An important design goal in scale-out structured storage systems (“NoSQL” systems) is availability. Availability is usually defined as 1 – (MTTR/(MTTF + MTTR)). MTTR, the Mean-Time-To-Repair, is the duration for which a data item is not available for reads or writes when a node fails. MTTF is the Mean-Time-To-Failure.
We did a simple experiment measuring MTTR for both Spinnaker and HBase and learned some interesting stuff, but we didn’t have room for it in the paper.
To compare HBase and Spinnaker, we used the following setup: a single client picks a random node in the cluster and starts writing data. Consecutive keys are used and a single random value of 1KB is written. After a predetermined amount of data is written, we trigger a failure of the node that was processing the writes for this key-range. We do this by killing the leader of the cohort in Spinnaker. For HBase, we killed the regionserver process for the key-range.
We measured the time taken between the first failed write and the first successful write after that as the unavailability window experienced by the client. In both cases, we split this unavailability window into two parts: the time taken to detect a failure and the time taken to actually recover. Both systems exploit Zookeeper for failure detection. The average time to detect a failure can be configured by adjusting the Zookeeper session timeouts and is set to 2 seconds. In the experiment below, we subtract the failure detection times and only report the actual recovery times.
The picture above shows that for HBase, the recovery time grows linearly with the amount of data that was written to the system before a failure occurred. For Spinnaker, the recovery time remains constant. Neat! This is not unexpected: when a node fails, the regions served by the failed regionserver become unavailable for both reads and writes. HBase needs to carry out multiple steps: First, the master node reads the log file (available in HDFS) of the failed regionserver and splits it into separate files for each region. Each of these regions is assigned to a healthy regionserver. These regionservers now replay the log file, construct the appropriate memtable, and make that region available for reads and writes. The total recovery time includes the time taken to first split the log, and then replay it before opening up for updates. This is clearly proportional to the size of the log. This number can be decreased by aggressively flushing the in-memory data structures to on-disk SSTables more frequently (decreasing the memtable flush limit) and checkpointing. While this will reduce the unavailability window, it severely affects write performance. Typical configurations suggest using around half the available memory for the memtables. With 16 gigabytes of memory on each server, the unavailability window on failure is over 13 minutes. As the available memory on a server increases, this window gets longer.

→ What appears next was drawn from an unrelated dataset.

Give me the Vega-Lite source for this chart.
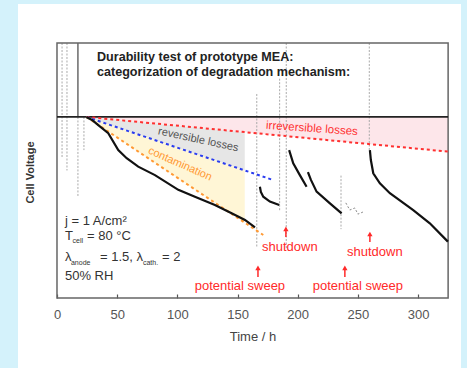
{
  "$schema": "https://vega.github.io/schema/vega-lite/v6.json",
  "width": 443,
  "height": 364,
  "autosize": {"type": "none"},
  "padding": {"left": 18, "top": 4, "right": 6, "bottom": 0},
  "background": "#d4f2fb",
  "config": {"view": {"fill": "white", "stroke": null}, "font": "Liberation Sans"},
  "datasets": {
    "areas": [
      {"grp": "irrev", "h": 24.4, "v": 71, "v2": 71},
      {"grp": "irrev", "h": 325, "v": 71, "v2": 57.4},
      {"grp": "rev", "h": 24.4, "v": 71, "v2": 71},
      {"grp": "rev", "h": 156, "v": 65.0, "v2": 50.0},
      {"grp": "cont", "h": 24.4, "v": 71, "v2": 71},
      {"grp": "cont", "h": 156, "v": 50.0, "v2": 29.55}
    ],
    "guides": [
      {"grp": "irrev", "h": 24.4, "v": 71},
      {"grp": "irrev", "h": 325, "v": 57.4},
      {"grp": "rev", "h": 24.4, "v": 71},
      {"grp": "rev", "h": 179.4, "v": 46.3},
      {"grp": "cont", "h": 24.4, "v": 71},
      {"grp": "cont", "h": 171.4, "v": 24.7}
    ],
    "spikes_light": [
      {"h": 4.2, "v": 100, "v2": 55},
      {"h": 8.3, "v": 100, "v2": 50},
      {"h": 17.4, "v": 71, "v2": 40},
      {"h": 22.4, "v": 71, "v2": 58},
      {"h": 166, "v": 80, "v2": 20},
      {"h": 185, "v": 86, "v2": 34},
      {"h": 190.5, "v": 100, "v2": 19},
      {"h": 236, "v": 48, "v2": 27},
      {"h": 259.5, "v": 100, "v2": 58}
    ],
    "spikes_dark": [
      {"h": 17.4, "v": 100, "v2": 71}
    ],
    "curve": [
      {"seg": 1, "h": 24.4, "v": 71},
      {"seg": 1, "h": 29.1, "v": 69.8},
      {"seg": 1, "h": 34.3, "v": 67.8},
      {"seg": 1, "h": 42.6, "v": 64.6},
      {"seg": 1, "h": 50.9, "v": 58.0},
      {"seg": 1, "h": 57.9, "v": 54.8},
      {"seg": 1, "h": 67.5, "v": 51.5},
      {"seg": 1, "h": 81.4, "v": 48.2},
      {"seg": 1, "h": 100.8, "v": 42.4},
      {"seg": 1, "h": 114.6, "v": 39.7},
      {"seg": 1, "h": 131.2, "v": 36.5},
      {"seg": 1, "h": 145.1, "v": 33.2},
      {"seg": 1, "h": 156.2, "v": 30.6},
      {"seg": 1, "h": 164.5, "v": 27.7},
      {"seg": 2, "h": 168.6, "v": 43.6},
      {"seg": 2, "h": 169.4, "v": 41.6},
      {"seg": 2, "h": 171.4, "v": 39.7},
      {"seg": 2, "h": 176.9, "v": 37.8},
      {"seg": 2, "h": 184.7, "v": 36.5},
      {"seg": 3, "h": 192.9, "v": 58.0},
      {"seg": 3, "h": 196.3, "v": 52.8},
      {"seg": 3, "h": 201.8, "v": 48.2},
      {"seg": 3, "h": 207.4, "v": 43.6},
      {"seg": 4, "h": 208.5, "v": 49.4},
      {"seg": 4, "h": 211.0, "v": 46.3},
      {"seg": 4, "h": 215.7, "v": 41.7},
      {"seg": 4, "h": 226.8, "v": 37.1},
      {"seg": 4, "h": 236.5, "v": 33.2},
      {"seg": 5, "h": 260.0, "v": 58.0},
      {"seg": 5, "h": 260.8, "v": 54.1},
      {"seg": 5, "h": 262.8, "v": 48.9},
      {"seg": 5, "h": 268.3, "v": 45.0},
      {"seg": 5, "h": 276.6, "v": 41.1},
      {"seg": 5, "h": 296.0, "v": 34.5},
      {"seg": 5, "h": 309.8, "v": 29.3},
      {"seg": 5, "h": 324.8, "v": 22.1}
    ],
    "faint": [
      {"h": 240.0, "v": 37.3},
      {"h": 243.3, "v": 34.5},
      {"h": 247.5, "v": 35.3},
      {"h": 250.0, "v": 32.9},
      {"h": 254.2, "v": 33.7}
    ],
    "frame": [{"h": 0, "h2": 325, "v": 0, "v2": 100}],
    "ref": [{"h": 0, "h2": 325, "v": 71}],
    "title": [
      {"h": 33.2, "v": 92.9, "t": "Durability test of prototype MEA:"},
      {"h": 33.2, "v": 87.1, "t": "categorization of degradation mechanism:"}
    ],
    "params": [
      {"h": 6.6, "v": 28.6, "t": "j = 1 A/cm²"},
      {"h": 6.6, "v": 22.7, "t": "T"},
      {"h": 24.9, "v": 22.7, "t": "= 80 °C"},
      {"h": 6.6, "v": 14.5, "t": "λ"},
      {"h": 35.7, "v": 14.5, "t": "= 1.5, λ"},
      {"h": 87.2, "v": 14.5, "t": "= 2"},
      {"h": 6.6, "v": 7.1, "t": "50% RH"}
    ],
    "subs": [
      {"h": 12.9, "v": 21.4, "t": "cell"},
      {"h": 11.6, "v": 13.1, "t": "anode"},
      {"h": 71.4, "v": 13.1, "t": "cath."}
    ],
    "events": [
      {"h": 152, "v": 3.1, "t": "potential sweep"},
      {"h": 250, "v": 3.1, "t": "potential sweep"},
      {"h": 193.5, "v": 18.4, "t": "shutdown"},
      {"h": 264.1, "v": 16.5, "t": "shutdown"}
    ],
    "arrows": [
      {"h": 167, "v": 11.8, "v2": 8.2},
      {"h": 239.2, "v": 11.8, "v2": 8.2},
      {"h": 190.2, "v": 27.1, "v2": 23.9},
      {"h": 260, "v": 25.1, "v2": 22.0}
    ],
    "lab_rev": [{"h": 117.4, "v": 62.0, "t": "reversible losses"}],
    "lab_cont": [{"h": 102.2, "v": 52.5, "t": "contamination"}],
    "lab_irrev": [{"h": 211.8, "v": 66.3, "t": "irreversible losses"}]
  },
  "encoding": {
    "x": {
      "field": "h", "type": "quantitative",
      "scale": {"domain": [-32.4, 335.7], "nice": false, "zero": false},
      "axis": {
        "title": "Time / h", "values": [0, 50, 100, 150, 200, 250, 300],
        "domain": false, "grid": false, "offset": -70,
        "tickSize": -4, "tickColor": "#555", "tickWidth": 1.2,
        "labelPadding": 14, "labelFontSize": 13, "labelColor": "#555",
        "titleFontSize": 13, "titleFontWeight": "normal", "titleColor": "#444",
        "titleX": 234.5, "titleY": 42, "titleBaseline": "alphabetic"
      }
    },
    "y": {
      "field": "v", "type": "quantitative",
      "scale": {"domain": [-27.45, 115.29], "nice": false, "zero": false},
      "axis": {
        "title": "Cell Voltage", "domain": false, "ticks": false, "labels": false, "grid": false,
        "titleX": 12, "titleY": 168, "titleAngle": 270, "titleAlign": "center", "titleBaseline": "middle",
        "titleFontSize": 11, "titleFontWeight": "bold", "titleColor": "#333"
      }
    }
  },
  "layer": [
    {
      "data": {"name": "areas"},
      "mark": {"type": "area", "opacity": 1},
      "encoding": {
        "y2": {"field": "v2"},
        "fill": {"field": "grp", "type": "nominal", "legend": null,
          "scale": {"domain": ["irrev", "rev", "cont"], "range": ["#fde6ea", "#e6e6e6", "#fff6d6"]}},
        "detail": {"field": "grp"}
      }
    },
    {
      "data": {"name": "spikes_light"},
      "mark": {"type": "rule", "strokeWidth": 1, "strokeDash": [2, 1.5], "stroke": "#aaa"},
      "encoding": {"y2": {"field": "v2"}}
    },
    {
      "data": {"name": "spikes_dark"},
      "mark": {"type": "rule", "strokeWidth": 1.2, "stroke": "#444"},
      "encoding": {"y2": {"field": "v2"}}
    },
    {
      "data": {"name": "frame"},
      "mark": {"type": "rect", "filled": false, "stroke": "#666", "strokeWidth": 1.5},
      "encoding": {"x2": {"field": "h2"}, "y2": {"field": "v2"}}
    },
    {
      "data": {"name": "ref"},
      "mark": {"type": "rule", "stroke": "#222", "strokeWidth": 1.8},
      "encoding": {"x2": {"field": "h2"}}
    },
    {
      "data": {"name": "guides"},
      "mark": {"type": "line", "strokeWidth": 2, "strokeDash": [3, 3]},
      "encoding": {
        "stroke": {"field": "grp", "type": "nominal", "legend": null,
          "scale": {"domain": ["irrev", "rev", "cont"], "range": ["#ff3030", "#2a3cf0", "#ff9933"]}}
      }
    },
    {
      "data": {"name": "faint"},
      "mark": {"type": "line", "stroke": "#888", "strokeWidth": 1, "strokeDash": [2, 2]},
      "encoding": {}
    },
    {
      "data": {"name": "curve"},
      "mark": {"type": "line", "stroke": "#111", "strokeWidth": 2.2},
      "encoding": {"detail": {"field": "seg"}}
    },
    {
      "data": {"name": "title"},
      "mark": {"type": "text", "align": "left", "baseline": "alphabetic", "fontSize": 12.6, "fontWeight": "bold", "color": "#222"},
      "encoding": {"text": {"field": "t"}}
    },
    {
      "data": {"name": "params"},
      "mark": {"type": "text", "align": "left", "baseline": "alphabetic", "fontSize": 13, "color": "#333"},
      "encoding": {"text": {"field": "t"}}
    },
    {
      "data": {"name": "subs"},
      "mark": {"type": "text", "align": "left", "baseline": "alphabetic", "fontSize": 7, "color": "#333"},
      "encoding": {"text": {"field": "t"}}
    },
    {
      "data": {"name": "events"},
      "mark": {"type": "text", "align": "center", "baseline": "alphabetic", "fontSize": 13, "color": "#ff2a2a"},
      "encoding": {"text": {"field": "t"}}
    },
    {
      "data": {"name": "arrows"},
      "mark": {"type": "rule", "stroke": "#ff2a2a", "strokeWidth": 1.5},
      "encoding": {"y2": {"field": "v2"}}
    },
    {
      "data": {"name": "arrows"},
      "mark": {"type": "point", "shape": "triangle-up", "filled": true, "size": 28, "color": "#ff2a2a", "opacity": 1},
      "encoding": {}
    },
    {
      "data": {"name": "lab_rev"},
      "mark": {"type": "text", "align": "center", "baseline": "middle", "fontSize": 11, "angle": 12, "color": "#555"},
      "encoding": {"text": {"field": "t"}}
    },
    {
      "data": {"name": "lab_cont"},
      "mark": {"type": "text", "align": "center", "baseline": "middle", "fontSize": 11, "angle": 24, "color": "#ff9933"},
      "encoding": {"text": {"field": "t"}}
    },
    {
      "data": {"name": "lab_irrev"},
      "mark": {"type": "text", "align": "center", "baseline": "middle", "fontSize": 11.5, "angle": 4, "color": "#ff3030"},
      "encoding": {"text": {"field": "t"}}
    }
  ]
}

In the case of Spinnaker, the ranges on a failed master become
unavailable for writes until a new master is elected. The replication protocol in Spinnaker ensures that the new master only needs to re-propose the values since the last-known committed value. This is often less than 1 second’s worth of data, and is independent of the size of the log. As the picture shows, the unavailability window of Spinnaker is relatively constant irrespective of the amount of data written.
Spinnaker continues to be available to service weak reads from the other members in the cohort. Strongly consistent reads are serviced by the master, and therefore are unavailable until a new master is elected, just like in the case of writes. In contrast, HBase is unavailable for both reads and writes. Although, I suspect it wouldn’t be too difficult to modify HBase to return a stale read while the recovery is running.
This interesting property is a consequence of the fact that the HBase design does not provide for a “warm standby” and delegates replication and consistency entirely to the filesystem (HDFS). While I’m not aware of any published work, I suspect there are interesting ways in which HDFS and the HBase design can be modified reduce the unavailability window when a node fails.
Eventually consistent systems like Cassandra continue to be available for both reads and writes after failures by sacrificing consistency. By definition, their MTTR is 0 as long as any node in the system is alive, and therefore the availability is 100%. We did not include Cassandra in this experiment.